A teologia cristã se inventou um problema moral enorme ao estreitar a "natureza" de seu Deus, Jesus, no conceito de amor. A cristologia, parte da teologia que estuda a "pessoa" de Jesus, criou um Deus excessivamente bondoso em comparação aos outros inúmeros deuses da história dos deuses. E, com isso, expulsou o princípio divino —o "verbo que se fez carne"— da dinâmica do mundo.

Evidente que essa diferença tem sido, para os cristãos, um motivo de orgulho. Nem todo mundo tem um Deus que seja o bem puro, sem nenhuma marca do mal em si.

A própria ideia de sacrifício humano nunca foi estranha às religiões. A própria história do patriarca Abraão começa com ele achando normalíssimo que Deus peça a vida do seu filho em sacrifício, ainda que não dê para dizer que ele estaria exultante.

Na sequência, Deus proveu a vítima para o lugar da criança, e os dois voltaram para casa felizes. Mas, se Abraão de cara não achou um completo absurdo o sacrifício de seu filho, é porque na época essa prática deveria existir.

Sacrificar humanos ou animais sempre foi uma forma de barganhar com os deuses. O sangue das vítimas era como uma prestação de honras às divindades poderosas. Ainda hoje, práticas religiosas no Brasil sacrificam animais, sem que os veganos branquinhos protetores dos animais soltem um pio.

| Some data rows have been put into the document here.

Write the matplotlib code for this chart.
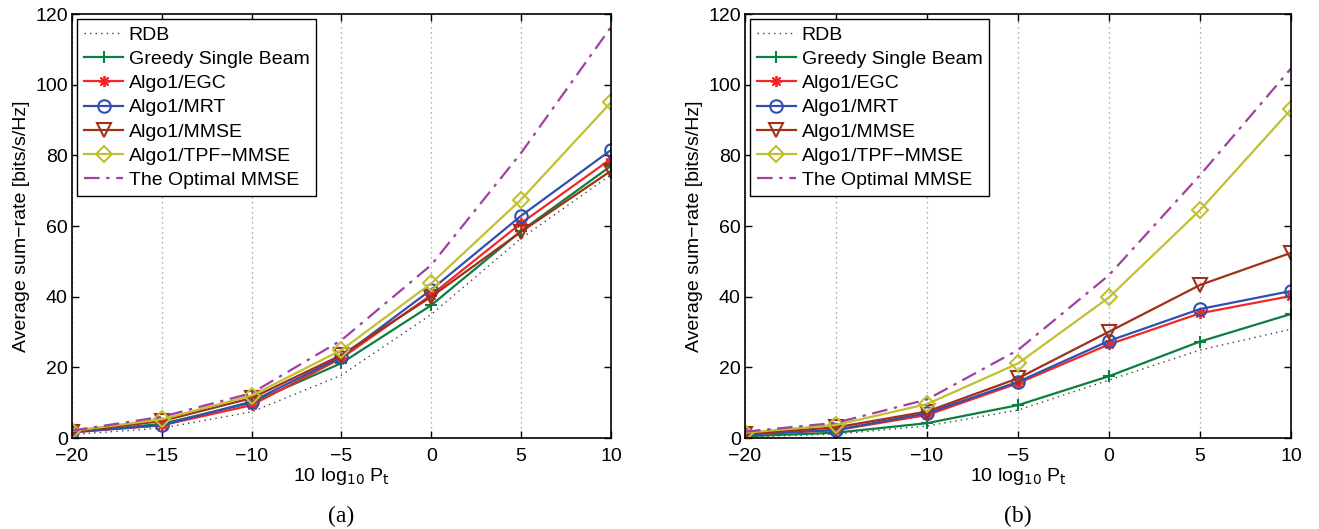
import matplotlib
matplotlib.use("Agg")
import matplotlib.pyplot as plt

plt.rcParams['font.family'] = ['Liberation Sans', 'DejaVu Sans']

x = [-20, -15, -10, -5, 0, 5, 10]
labels = ["RDB", "Greedy Single Beam", "Algo1/EGC", "Algo1/MRT",
          "Algo1/MMSE", "Algo1/TPF\u2212MMSE", "The Optimal MMSE"]

# Panel (a)
a_rdb = [1.0, 2.8, 7.4, 17.8, 35.0, 56.5, 74.5]
a_greedy = [1.6, 4.0, 10.0, 21.2, 37.6, 58.6, 77.0]
a_egc = [1.6, 3.6, 9.3, 22.6, 40.5, 60.8, 79.0]
a_mrt = [1.7, 3.6, 10.3, 23.0, 42.0, 62.9, 81.5]
a_mmse = [1.8, 4.8, 11.3, 23.5, 40.0, 58.4, 75.6]
a_tpf = [2.0, 5.3, 12.0, 24.9, 43.8, 67.5, 95.0]
a_opt = [2.1, 6.0, 12.7, 27.7, 49.0, 80.7, 116.3]

# Panel (b)
b_rdb = [0.3, 1.1, 3.4, 7.9, 16.4, 24.9, 30.8]
b_greedy = [0.5, 1.5, 4.2, 9.3, 17.5, 27.3, 35.1]
b_egc = [1.0, 2.2, 6.5, 15.5, 26.5, 35.3, 40.2]
b_mrt = [1.0, 2.3, 7.0, 15.9, 27.5, 36.5, 41.6]
b_mmse = [1.2, 3.0, 7.5, 16.9, 30.1, 43.3, 52.4]
b_tpf = [1.5, 3.7, 9.6, 21.1, 39.8, 64.5, 93.0]
b_opt = [1.8, 4.3, 10.9, 24.9, 46.1, 74.4, 104.6]

xticks = [-20, -15, -10, -5, 0, 5, 10]
yticks = [0, 20, 40, 60, 80, 100, 120]

styles = [
    dict(color='#404040', ls=(0, (1, 3)), lw=1.0, marker=None),
    dict(color='#0a8040', ls='-', lw=1.6, marker='+', ms=9, mew=1.5),
    dict(color='#f02828', ls='-', lw=1.6, marker=(8, 2, 0), ms=8, mew=1.3),
    dict(color='#3050b0', ls='-', lw=1.6, marker='o', ms=9, mfc='none', mew=1.5),
    dict(color='#a03018', ls='-', lw=1.6, marker='v', ms=10, mfc='none', mew=1.5),
    dict(color='#c0c030', ls='-', lw=1.6, marker='D', ms=8, mfc='none', mew=1.5),
    dict(color='#a040a0', ls=(0, (7, 3, 1.5, 3)), lw=1.6, marker=None),
]

FS = 14

fig = plt.figure(figsize=(13.19, 5.29), dpi=100)
ax1 = fig.add_axes([0.0546, 0.172, 0.4086, 0.8015])
ax2 = fig.add_axes([0.5648, 0.172, 0.414, 0.8015])

panels = [(ax1, [a_rdb, a_greedy, a_egc, a_mrt, a_mmse, a_tpf, a_opt], "(a)"),
          (ax2, [b_rdb, b_greedy, b_egc, b_mrt, b_mmse, b_tpf, b_opt], "(b)")]

for ax, series, cap in panels:
    for ys, lab, st in zip(series, labels, styles):
        st = dict(st)
        ax.plot(x, ys, label=lab, color=st.pop('color'), linestyle=st.pop('ls'),
                linewidth=st.pop('lw'), **st)
    ax.set_xlim(-20, 10)
    ax.set_ylim(0, 120)
    ax.set_xticks(xticks)
    ax.set_yticks(yticks)
    ax.set_xticklabels([str(v).replace('-', '\u2212') for v in xticks])
    ax.grid(axis='x', color='#909090', linestyle=(0, (1, 3)), linewidth=0.9)
    ax.tick_params(direction='in', top=True, right=True, labelsize=FS, length=5,
                   width=1)
    ax.tick_params(axis='x', pad=7)
    ax.tick_params(axis='y', pad=3)
    for s in ax.spines.values():
        s.set_linewidth(1.2)
    ax.set_xlabel(r"10 log$_{10}$ P$_{\mathrm{t}}$", fontsize=FS, labelpad=1)
    ax.set_ylabel("Average sum\u2212rate [bits/s/Hz]", fontsize=FS, labelpad=4)
    leg = ax.legend(loc='upper left', fontsize=FS, handlelength=2.0, borderpad=0.35,
                    labelspacing=0.34, handletextpad=0.3, fancybox=False,
                    edgecolor='black', framealpha=1, borderaxespad=0.27)
    leg.get_frame().set_linewidth(1.0)
    ax.text(0.5, -0.185, cap, transform=ax.transAxes, ha='center', va='center',
            fontsize=17, family='Liberation Serif')

fig.savefig("out.png", dpi=100)
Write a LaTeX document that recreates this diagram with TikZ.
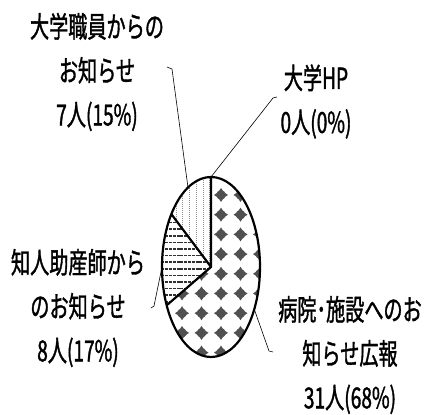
\documentclass[tikz,border=0pt]{standalone}
\usepackage{fontspec}
\usepackage{tikz}
\newfontfamily\jpfont[FakeStretch=0.66, FakeBold=1.2]{Noto Sans CJK JP}
\definecolor{blobgray}{HTML}{505050}
\definecolor{hatchgray}{HTML}{303030}
\definecolor{dotgray}{HTML}{909090}

\begin{document}
\begin{tikzpicture}[x=1pt,y=1pt,
		lbl/.style={font=\jpfont\fontsize{29}{44}\selectfont, align=center, inner sep=0pt},
		leader/.style={line width=0.6pt},
		rim/.style={line width=2.2pt, line join=round}]
				\def \cx {211}
				\def \cy {148}
				\def \rx {49}
				\def \ry {90}

				\useasboundingbox (0,0) rectangle (429,415);
				\coordinate (c) at (\cx,\cy);
				\path (c) ++(0,\ry) coordinate (a90);
				\path (c) ++({\rx*cos(144)},{\ry*sin(144)}) coordinate (a144);
				\path (c) ++({\rx*cos(205.2)},{\ry*sin(205.2)}) coordinate (a205);

				% 病院・施設 68%
				\begin{scope}
					\clip (c) -- (a90) arc[start angle=90, end angle=-154.8, x radius=\rx, y radius=\ry] -- cycle;
					\foreach \i in {-3,...,2} {
						\foreach \j in {0,...,9} {
							\fill[blobgray] (221+19.5*\i,220-19.7*\j) +(0,7) -- +(1.8,4.3) -- +(3.3,3.3) -- +(4.3,1.8) -- +(7,0) -- +(4.3,-1.8) -- +(3.3,-3.3) -- +(1.8,-4.3) -- +(0,-7) -- +(-1.8,-4.3) -- +(-3.3,-3.3) -- +(-4.3,-1.8) -- +(-7,0) -- +(-4.3,1.8) -- +(-3.3,3.3) -- +(-1.8,4.3) -- cycle;
						}
					}
				\end{scope}
				% 知人助産師 17%
				\begin{scope}
					\clip (c) -- (a205) arc[start angle=205.2, end angle=144, x radius=\rx, y radius=\ry] -- cycle;
					\foreach \y in {100,106.6,...,206} {
						\draw[hatchgray, line width=1.5pt, dash pattern=on 3pt off 0.8pt] (150,\y) -- (220,\y);
					}
				\end{scope}
				% 大学職員 15%
				\begin{scope}
					\clip (c) -- (a144) arc[start angle=144, end angle=90, x radius=\rx, y radius=\ry] -- cycle;
					\foreach \x in {169.5,176.2,...,215} {
						\draw[dotgray, line width=0.9pt, dash pattern=on 1pt off 1pt] (\x,140) -- (\x,240);
					}
				\end{scope}

				\draw[rim] (c) ellipse[x radius=\rx, y radius=\ry];
				\draw[rim] (a90) -- (c) -- (a205);
				\draw[rim] (c) -- (a144);

				\node[lbl] (staff) at (97,343) {大学職員からの\\お知らせ\\7人(15\%)};
				\node[lbl] (hp) at (316,313.5) {大学HP\\0人(0\%)};
				\node[lbl] (friend) at (78,107) {知人助産師から\\のお知らせ\\8人(17\%)};
				\node[lbl] (hosp) at (350,60) {病院･施設へのお\\知らせ広報\\31人(68\%)};

				\path (c) ++({\rx*cos(118)},{\ry*sin(118)}) coordinate (p1);
				\path (c) ++({\rx*cos(180)},{\ry*sin(180)}) coordinate (p3);
				\path (c) ++({\rx*cos(-28)},{\ry*sin(-28)}) coordinate (p4);
				\coordinate (e1) at (172,346);
				\coordinate (e2) at (273,317);
				\coordinate (e3) at (154,109);
				\coordinate (e4) at (269,64);
				\draw[leader] (p1) -- (e1) -- ++(-5,2);
				\draw[leader] (a90) -- (e2) -- ++(4,1);
				\draw[leader] (p3) -- (e3) -- ++(-3,-2);
				\draw[leader] (p4) -- (e4) -- ++(4,-1);
			\end{tikzpicture}
\end{document}
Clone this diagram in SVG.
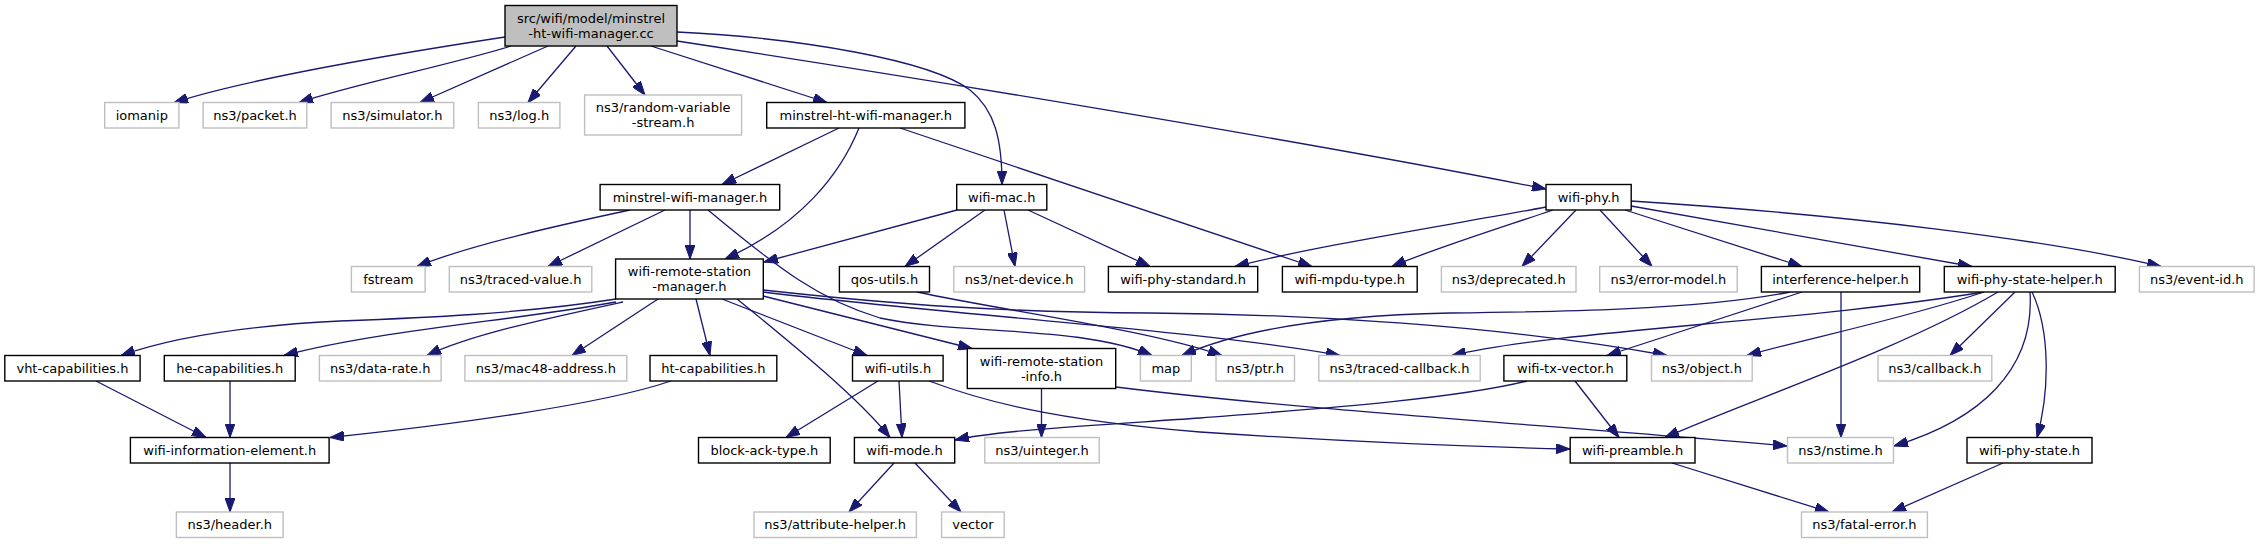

A verdade é que os deuses nunca foram flor que se cheire. Invejosos e ciumentos uns dos outros, violentos ao bel prazer com os humanos, apegados a honras que os faziam se sentir importantes, guerreiros, deusas sedutoras belíssimas e cruéis —como costumam ser as mulheres mais belas—, os deuses são, evidentemente, pura projeção humana.

Ninguém precisa ser Ludwig Feuerbach e escrever sua obra de folego, "A Essência do Cristianismo", para perceber a atividade imaginativa humana por detrás da teologia.

A máxima desde Feuerbach é "toda teologia é antropologia". Neste processo de projeção, o cristianismo seria o único a eliminar as sombras humanas do coração do seu Deus.